Secara keseluruhan, percepatan pengembangan energi terbarukan di Kalimantan Timur, Kalimantan Selatan, dan Sumatera Selatan berpotensi menarik investasi lebih dari US$ 9,4 miliar dan menciptakan 96 ribu lapangan kerja berketerampilan tinggi. Selain itu, langkah ini juga akan mengurangi emisi karbon dioksida sebesar 18 juta ton CO2e, menurunkan total emisi dari saat ini yang mencapai 30 juta ton CO2e yang dihasilkan dari metana tambang batu bara dan PLTU.
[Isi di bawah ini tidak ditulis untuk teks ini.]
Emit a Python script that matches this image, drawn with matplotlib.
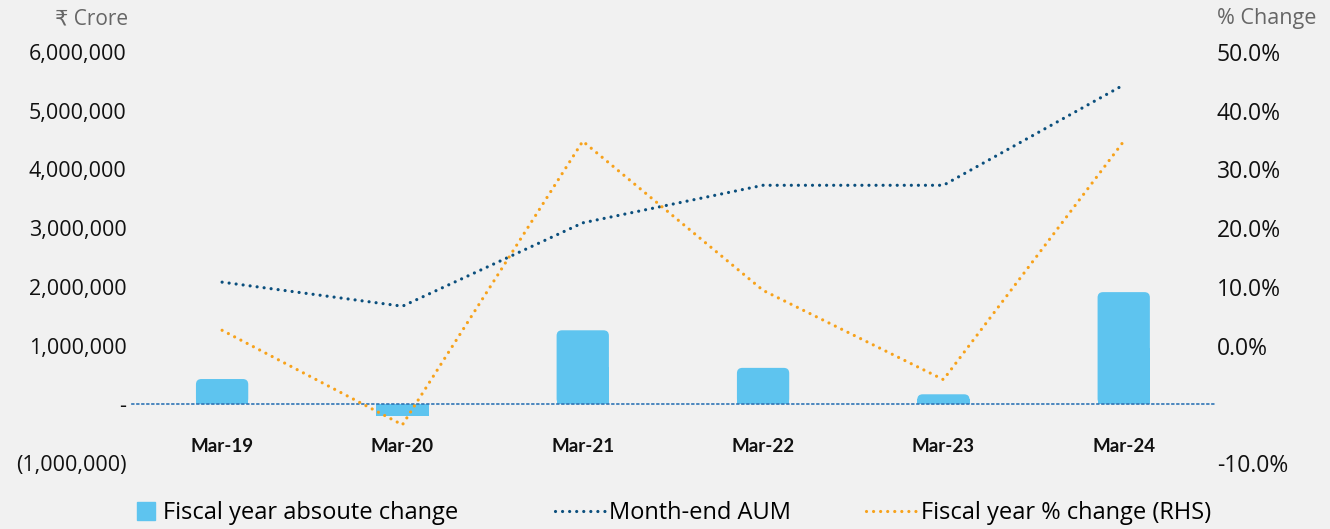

“Transisi energi memberikan peluang untuk mengurangi ketergantungan terhadap batubara dan membangun ekonomi hijau di daerah penghasil batu bara serta menghindari emisi dari batu bara di daerah tersebut. Memasukkan target JETP ke dalam kebijakan dan perencanaan nasional dan daerah menjadi langkah pertama dalam merealisasikan potensi ini,” tutur Dody Setiawan, Analis Senior Iklim dan Energi Indonesia EMBER.
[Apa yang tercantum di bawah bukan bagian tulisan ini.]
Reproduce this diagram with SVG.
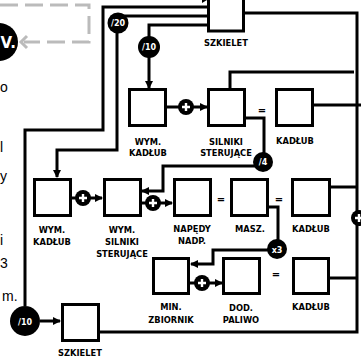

Temuan lain dalam laporan EMBER menunjukkan bahwa Indonesia perlu mempertimbangkan kembali pembangunan PLTU baru untuk menghindari risiko aset terlantar (stranded assets). Dengan proyeksi permintaan listrik yang meningkat sebesar 4,7% per tahun berdasarkan data 2023, pembangkitan listrik diperkirakan akan melebihi permintaan sebesar 42 terawatt hour (TWh) pada tahun 2030. Artinya, tanpa perlu membangun PLTU baru, Indonesia sudah dapat memenuhi kebutuhan listriknya pada tahun 2030.
Sejak Kebijakan Energi Nasional (KEN) diperkenalkan pada tahun 2014, bahan bakar fosil, terutama batu bara, telah mengalami pertumbuhan pesat dan menyuplai hingga 81% dari total kebutuhan listrik Indonesia. Penggunaan bahan bakar fosil, khususnya batu bara, meningkat signifikan dalam dekade terakhir. Dari tahun 2013 hingga 2023, pembangkitan listrik dari bahan bakar fosil meningkat sebesar 50%, yang berdampak pada peningkatan emisi sektor listrik sebesar 86 juta ton CO2.
Tahun ini, Indonesia akan meluncurkan KEN baru yang bertujuan untuk meningkatkan ketahanan energi dan mempromosikan transisi energi, dengan target mencapai puncak emisi pada tahun 2035 dan mencapai nol emisi bersih pada tahun 2060. Namun, target penggunaan energi terbarukan diperkirakan akan berkurang dari 23% menjadi sekitar 17-19% pada tahun 2025.